Historic: SpaceX Launches Used Rocket And Used Spacecraft In Same ISS Mission
HAWTHORNE (CBSLA) – Hawthorne-based SpaceX launched an unprecedented mission Friday, deploying a previously used rocket and used spacecraft on an unmanned journey to bring 4,800 pounds of fresh supplies to the International Space Station.
After launching the recycled Dragon capsule at 7:36 a.m. Pacific time, SpaceX successfully brought its recycled Falcon 9 rocket down to the company's ground-based Landing Zone 1 at Cape Canaveral. The booster recovery was the 20th for the company.
At 7:48 a.m., SpaceX confirmed that the Dragon was in "good orbit." Company founder Elon Musk later posted on social media that the Dragon was "on its way to ISS."
The Dragon reaches the 250-mile high space station Sunday.
At SpaceX headquarters, cheers erupted outside the company's glassed-in Mission Control, where Musk joined his employees.
SpaceX launched its first ever recycled rocket in March of this year. In June, it launched and successfully recovered its first-ever recycled capsule.
The Dragon spacecraft being used in Friday's mission has been to the ISS once before, in a resupply mission flown in April 2015. The Falcon 9 rocket that boosted the spacecraft into orbit was used in a resupply mission in June of this year.
With the mission, their 17th launch of 2017, SpaceX achieves a historical milestone by simultaneously using a rocket and spacecraft that have both served in previous flights.
The launch was originally planned on Tuesday, but was first postponed until Wednesday, then until Friday morning.
"Taking additional time for the team to conduct full inspections and cleanings due to detection of particles in 2nd stage fuel system," the company announced via Twitter on Tuesday.
The capsule is hauling nearly 5,000 pounds of goods, including 40 mice for a muscle-wasting study, a first-of-its-kind impact sensor for measuring space debris as minuscule as a grain of sand and barley seeds for a germination experiment by Budweiser, already angling to serve the first beer on Mars.
It will be the 13th space-station resupply mission the company has flown under a contract with NASA that calls for SpaceX to make as many as 20 trips to the stellar outpost.
Ven Feng, a NASA manager, said he had "a little sense of deja vu" watching Friday's launch and landing of the same rocket he saw take off and return in June.
"Quite an achievement," he said.
For the past two years, SpaceX has been salvaging as much as possible from Falcon 9 rockets following liftoff.
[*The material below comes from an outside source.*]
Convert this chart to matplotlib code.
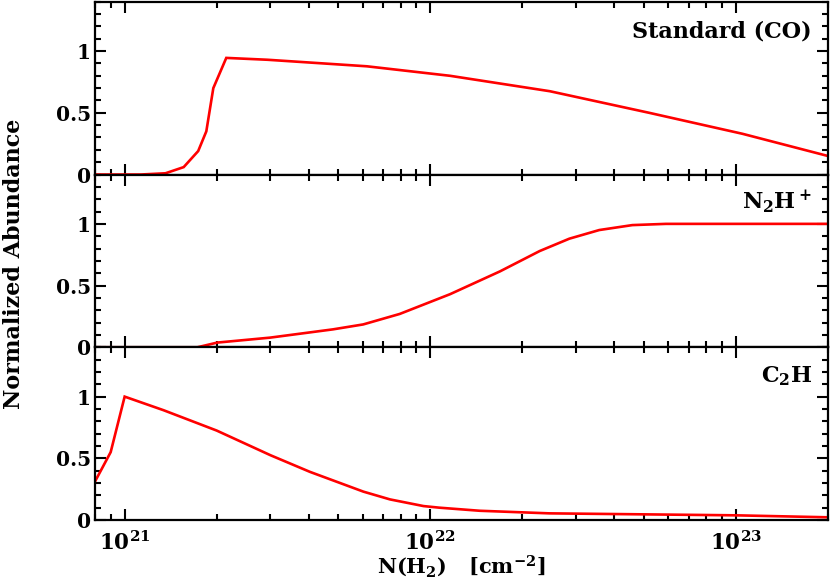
import matplotlib
matplotlib.use("Agg")
import matplotlib.pyplot as plt
from matplotlib.ticker import LogLocator, MultipleLocator, FixedLocator, FixedFormatter

plt.rcParams['font.family'] = ['DejaVu Serif']
plt.rcParams['font.weight'] = 'bold'
plt.rcParams['mathtext.fontset'] = 'custom'
plt.rcParams['mathtext.rm'] = 'DejaVu Serif:bold'
plt.rcParams['mathtext.it'] = 'DejaVu Serif:bold'
plt.rcParams['mathtext.bf'] = 'DejaVu Serif:bold'
plt.rcParams['mathtext.default'] = 'bf'

# column density N(H2) [cm^-2] and normalized abundances
co_n = [8.0e20, 1.13e21, 1.36e21, 1.56e21, 1.74e21, 1.85e21, 1.95e21, 2.15e21,
        2.93e21, 6.2e21, 1.16e22, 2.46e22, 3.39e22, 5.2e22, 1.05e23, 2.0e23]
co_y = [0.0, 0.0, 0.01, 0.06, 0.19, 0.35, 0.70, 0.945,
        0.93, 0.877, 0.80, 0.675, 0.60, 0.50, 0.33, 0.15]

n2h_n = [8.0e20, 1.73e21, 2.01e21, 2.99e21, 4.8e21, 6.03e21, 7.94e21, 1.16e22,
         1.69e22, 2.28e22, 2.85e22, 3.57e22, 4.58e22, 5.9e22, 2.0e23]
n2h_y = [0.0, 0.0, 0.038, 0.078, 0.145, 0.185, 0.27, 0.43,
         0.615, 0.78, 0.88, 0.95, 0.99, 1.0, 1.0]

c2h_n = [8.03e20, 9.0e20, 1.0e21, 1.34e21, 2.0e21, 3.0e21, 4.04e21, 4.94e21,
         6.04e21, 7.38e21, 9.5e21, 1.07e22, 1.45e22, 2.45e22, 1.0e23, 2.0e23]
c2h_y = [0.32, 0.55, 1.0, 0.89, 0.725, 0.525, 0.39, 0.31,
         0.23, 0.167, 0.113, 0.10, 0.075, 0.054, 0.038, 0.022]

labels = ['Standard (CO)', r'N$_2$H$^+$', r'C$_2$H']

fig, axes = plt.subplots(3, 1, sharex=True, figsize=(8.3, 5.86), dpi=100)
fig.subplots_adjust(left=0.1145, right=0.9976, top=0.997, bottom=0.1126, hspace=0)

series = [(co_n, co_y), (n2h_n, n2h_y), (c2h_n, c2h_y)]
for ax, (n, y), lab in zip(axes, series, labels):
    ax.plot(n, y, color='red', lw=1.9, solid_joinstyle='miter')
    ax.set_xscale('log')
    ax.set_xlim(8.0e20, 2.0e23)
    ax.set_ylim(0, 1.4)
    ax.yaxis.set_major_locator(FixedLocator([0, 0.5, 1]))
    ax.yaxis.set_major_formatter(FixedFormatter(['0', '0.5', '1']))
    ax.yaxis.set_minor_locator(MultipleLocator(0.1))
    ax.xaxis.set_major_locator(LogLocator(base=10))
    ax.xaxis.set_minor_locator(LogLocator(base=10, subs=range(2, 10)))
    ax.tick_params(which='both', direction='in', top=True, right=True, width=1.5)
    ax.tick_params(which='major', length=8, labelsize=14.5, pad=3)
    ax.tick_params(which='minor', length=4.5)
    for s in ax.spines.values():
        s.set_linewidth(1.6)
    ax.text(0.978, 0.795, lab, transform=ax.transAxes, ha='right', va='baseline',
            fontsize=16, fontweight='bold')

axes[0].tick_params(labelbottom=False)
axes[1].tick_params(labelbottom=False)
axes[2].tick_params(axis='x', which='major', pad=8.5, labelsize=15.5)
axes[2].set_xlabel(r'N(H$_2$)   [cm$^{-2}$]', fontsize=15, fontweight='bold', labelpad=-1.5)
fig.text(0.017, 0.55, 'Normalized Abundance', rotation=90, ha='center', va='center',
         fontsize=16, fontweight='bold')

fig.savefig('out.png', dpi=100)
Rather than letting first-stage boosters sink in the Atlantic, as other orbital rocket makers do, SpaceX flies them back to Cape Canaveral for vertical touchdowns or, when extra rocket power is needed to propel a satellite extra high, to a floating ocean platform.
Reusability is the future for spaceflight, according to NASA's station program manager Kirk Shireman.
"The reality is, the business of space is dominated by launch costs ... so getting the costs down is important for everyone," Shireman said.
Jessica Jensen, a SpaceX manager, said the company aims to reuse rockets — and capsules — far more than twice. The only way to get thousands of people into space — the ultimate goal of Musk — is by drastically cutting launch costs, she said.
This was the first launch from the SpaceX-rented Complex 40 in more than a year. The last time a Falcon rocket stood at the pad ready to fly, in September 2016, it blew up during a fueling drill. SpaceX spent $50 million rebuilding the pad.
Friday's successful liftoff means SpaceX has now launched from all three of its pads — two in Florida and one in California — in the same year.
"This was a fantastic way to end the year for SpaceX East Coast launches," Jensen told reporters.
The space station is down to three astronauts until Sunday's launch of three more. The Dragon should arrive at the orbiting outpost a few hours after the fresh crew launches from Kazakhstan. Once back up to full capacity, the station will be home to three Americans, two Russians and one Japanese.
SpaceX has been making station supply runs since 2012.